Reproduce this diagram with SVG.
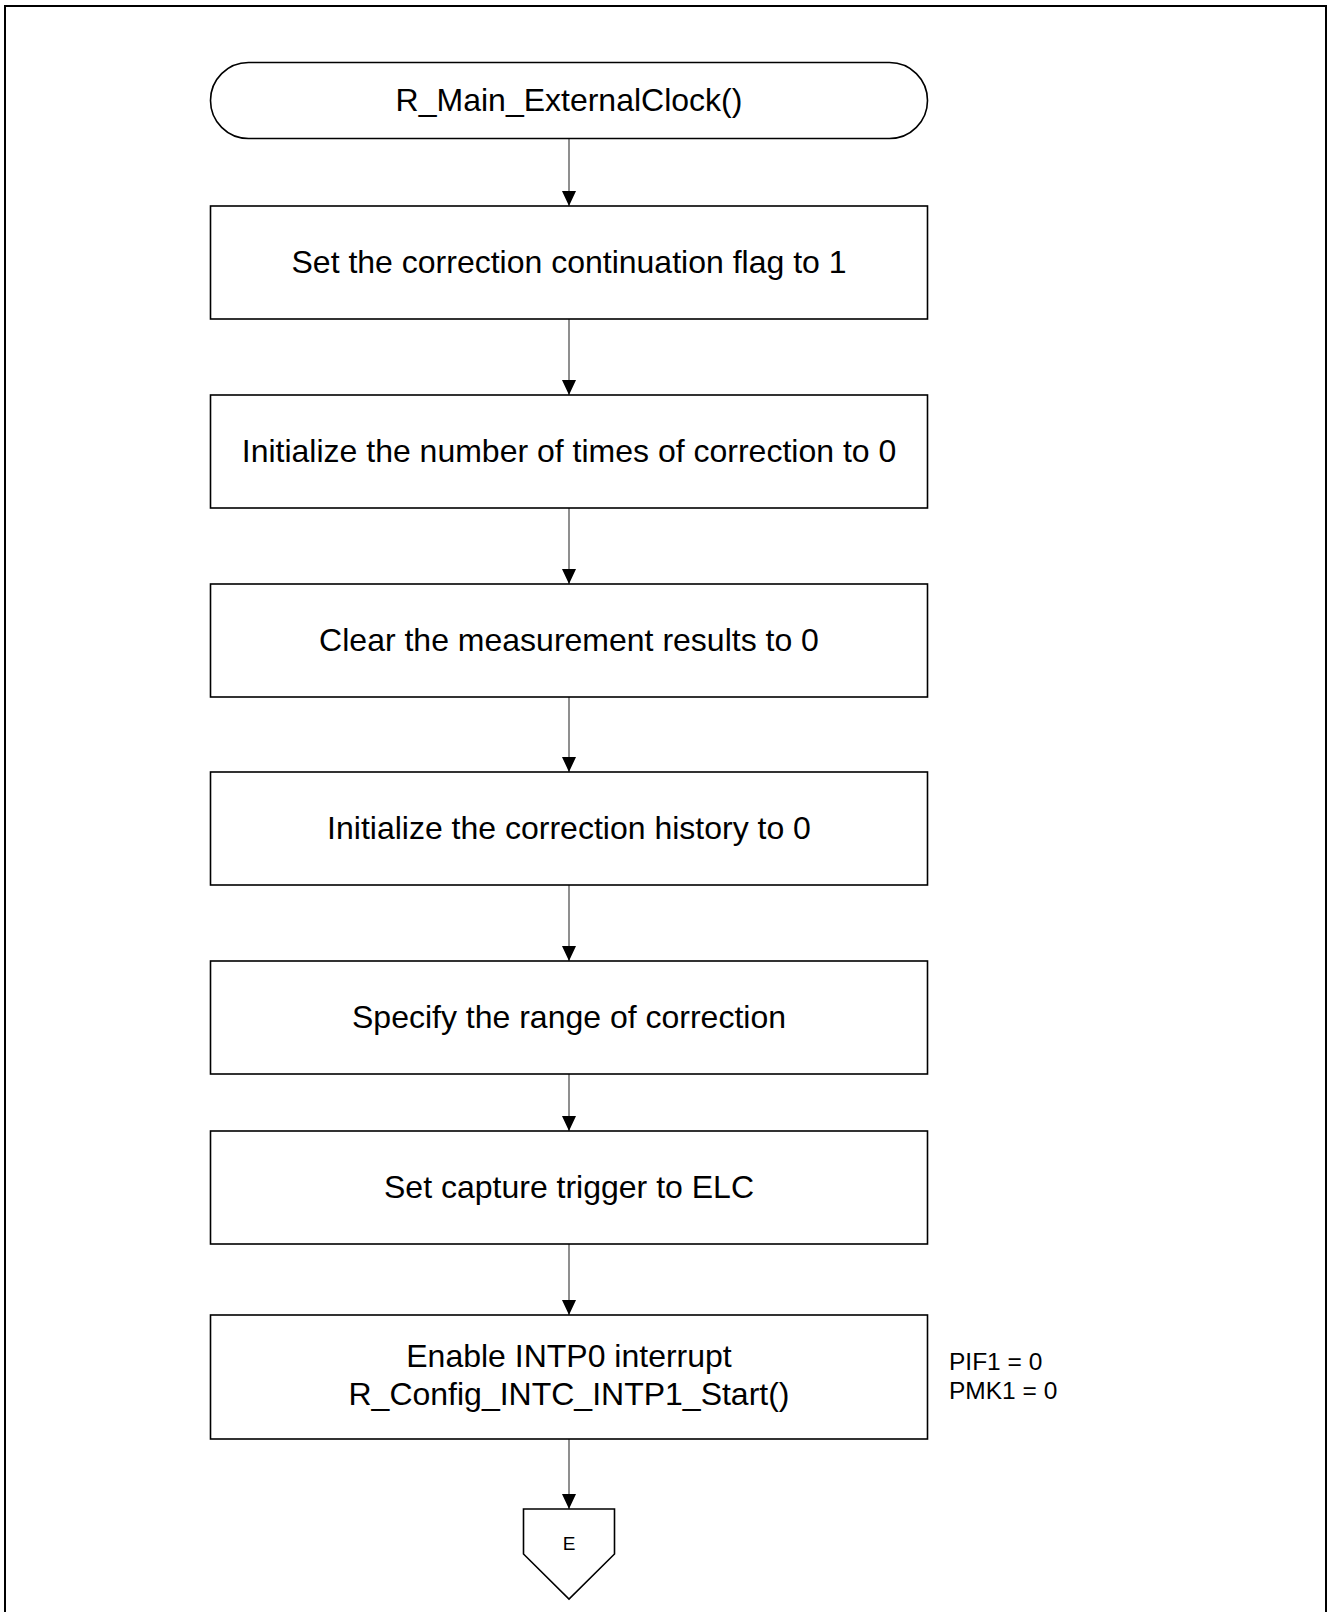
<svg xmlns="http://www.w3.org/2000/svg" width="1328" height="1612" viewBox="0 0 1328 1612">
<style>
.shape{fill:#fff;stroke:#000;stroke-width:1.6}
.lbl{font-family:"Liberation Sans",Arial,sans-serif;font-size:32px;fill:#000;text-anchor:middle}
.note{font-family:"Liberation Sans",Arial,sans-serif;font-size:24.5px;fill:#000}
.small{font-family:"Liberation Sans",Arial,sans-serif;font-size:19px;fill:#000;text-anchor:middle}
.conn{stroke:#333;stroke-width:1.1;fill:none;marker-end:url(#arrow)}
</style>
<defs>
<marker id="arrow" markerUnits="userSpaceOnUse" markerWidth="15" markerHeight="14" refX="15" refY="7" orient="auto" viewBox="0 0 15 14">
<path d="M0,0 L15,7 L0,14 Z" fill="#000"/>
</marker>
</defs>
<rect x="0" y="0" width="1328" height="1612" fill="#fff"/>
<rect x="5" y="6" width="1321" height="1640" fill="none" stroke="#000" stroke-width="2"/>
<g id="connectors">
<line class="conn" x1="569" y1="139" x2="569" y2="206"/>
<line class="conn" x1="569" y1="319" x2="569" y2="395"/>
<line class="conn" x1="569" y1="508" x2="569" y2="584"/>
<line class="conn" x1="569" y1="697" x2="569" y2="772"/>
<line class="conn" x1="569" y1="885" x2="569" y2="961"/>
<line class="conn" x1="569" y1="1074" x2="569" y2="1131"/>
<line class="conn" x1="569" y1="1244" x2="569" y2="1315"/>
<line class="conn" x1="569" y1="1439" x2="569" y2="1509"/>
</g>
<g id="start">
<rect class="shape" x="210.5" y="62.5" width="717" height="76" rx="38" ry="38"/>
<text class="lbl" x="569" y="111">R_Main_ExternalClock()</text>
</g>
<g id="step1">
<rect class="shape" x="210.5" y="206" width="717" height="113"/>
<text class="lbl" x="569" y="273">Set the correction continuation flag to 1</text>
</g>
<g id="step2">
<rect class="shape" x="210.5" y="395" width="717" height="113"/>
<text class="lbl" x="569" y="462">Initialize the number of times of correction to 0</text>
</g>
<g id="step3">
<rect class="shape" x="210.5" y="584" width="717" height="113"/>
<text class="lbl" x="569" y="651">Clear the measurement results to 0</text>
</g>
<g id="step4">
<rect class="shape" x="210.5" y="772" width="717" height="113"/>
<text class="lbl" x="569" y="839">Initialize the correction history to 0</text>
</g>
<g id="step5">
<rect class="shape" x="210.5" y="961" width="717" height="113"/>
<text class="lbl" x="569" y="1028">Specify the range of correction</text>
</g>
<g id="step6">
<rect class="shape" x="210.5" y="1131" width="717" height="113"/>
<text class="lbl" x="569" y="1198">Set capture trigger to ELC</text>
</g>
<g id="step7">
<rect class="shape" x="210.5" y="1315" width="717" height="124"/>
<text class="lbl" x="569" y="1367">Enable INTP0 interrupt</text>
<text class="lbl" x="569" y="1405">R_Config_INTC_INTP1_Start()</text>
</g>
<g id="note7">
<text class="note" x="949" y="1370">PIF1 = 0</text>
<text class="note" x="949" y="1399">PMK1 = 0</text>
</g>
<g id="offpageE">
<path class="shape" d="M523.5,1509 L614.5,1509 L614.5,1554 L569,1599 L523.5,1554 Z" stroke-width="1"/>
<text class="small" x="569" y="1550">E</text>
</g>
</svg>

-------

**Aim:**
Return the material word for word. Pictures are not part of the copy.

**Task output:**
Reproduce this diagram with SVG.
<svg xmlns="http://www.w3.org/2000/svg" width="1328" height="1612" viewBox="0 0 1328 1612">
<style>
.shape{fill:#fff;stroke:#000;stroke-width:1.6}
.lbl{font-family:"Liberation Sans",Arial,sans-serif;font-size:32px;fill:#000;text-anchor:middle}
.note{font-family:"Liberation Sans",Arial,sans-serif;font-size:24.5px;fill:#000}
.small{font-family:"Liberation Sans",Arial,sans-serif;font-size:19px;fill:#000;text-anchor:middle}
.conn{stroke:#333;stroke-width:1.1;fill:none;marker-end:url(#arrow)}
</style>
<defs>
<marker id="arrow" markerUnits="userSpaceOnUse" markerWidth="15" markerHeight="14" refX="15" refY="7" orient="auto" viewBox="0 0 15 14">
<path d="M0,0 L15,7 L0,14 Z" fill="#000"/>
</marker>
</defs>
<rect x="0" y="0" width="1328" height="1612" fill="#fff"/>
<rect x="5" y="6" width="1321" height="1640" fill="none" stroke="#000" stroke-width="2"/>
<g id="connectors">
<line class="conn" x1="569" y1="139" x2="569" y2="206"/>
<line class="conn" x1="569" y1="319" x2="569" y2="395"/>
<line class="conn" x1="569" y1="508" x2="569" y2="584"/>
<line class="conn" x1="569" y1="697" x2="569" y2="772"/>
<line class="conn" x1="569" y1="885" x2="569" y2="961"/>
<line class="conn" x1="569" y1="1074" x2="569" y2="1131"/>
<line class="conn" x1="569" y1="1244" x2="569" y2="1315"/>
<line class="conn" x1="569" y1="1439" x2="569" y2="1509"/>
</g>
<g id="start">
<rect class="shape" x="210.5" y="62.5" width="717" height="76" rx="38" ry="38"/>
<text class="lbl" x="569" y="111">R_Main_ExternalClock()</text>
</g>
<g id="step1">
<rect class="shape" x="210.5" y="206" width="717" height="113"/>
<text class="lbl" x="569" y="273">Set the correction continuation flag to 1</text>
</g>
<g id="step2">
<rect class="shape" x="210.5" y="395" width="717" height="113"/>
<text class="lbl" x="569" y="462">Initialize the number of times of correction to 0</text>
</g>
<g id="step3">
<rect class="shape" x="210.5" y="584" width="717" height="113"/>
<text class="lbl" x="569" y="651">Clear the measurement results to 0</text>
</g>
<g id="step4">
<rect class="shape" x="210.5" y="772" width="717" height="113"/>
<text class="lbl" x="569" y="839">Initialize the correction history to 0</text>
</g>
<g id="step5">
<rect class="shape" x="210.5" y="961" width="717" height="113"/>
<text class="lbl" x="569" y="1028">Specify the range of correction</text>
</g>
<g id="step6">
<rect class="shape" x="210.5" y="1131" width="717" height="113"/>
<text class="lbl" x="569" y="1198">Set capture trigger to ELC</text>
</g>
<g id="step7">
<rect class="shape" x="210.5" y="1315" width="717" height="124"/>
<text class="lbl" x="569" y="1367">Enable INTP0 interrupt</text>
<text class="lbl" x="569" y="1405">R_Config_INTC_INTP1_Start()</text>
</g>
<g id="note7">
<text class="note" x="949" y="1370">PIF1 = 0</text>
<text class="note" x="949" y="1399">PMK1 = 0</text>
</g>
<g id="offpageE">
<path class="shape" d="M523.5,1509 L614.5,1509 L614.5,1554 L569,1599 L523.5,1554 Z" stroke-width="1"/>
<text class="small" x="569" y="1550">E</text>
</g>
</svg>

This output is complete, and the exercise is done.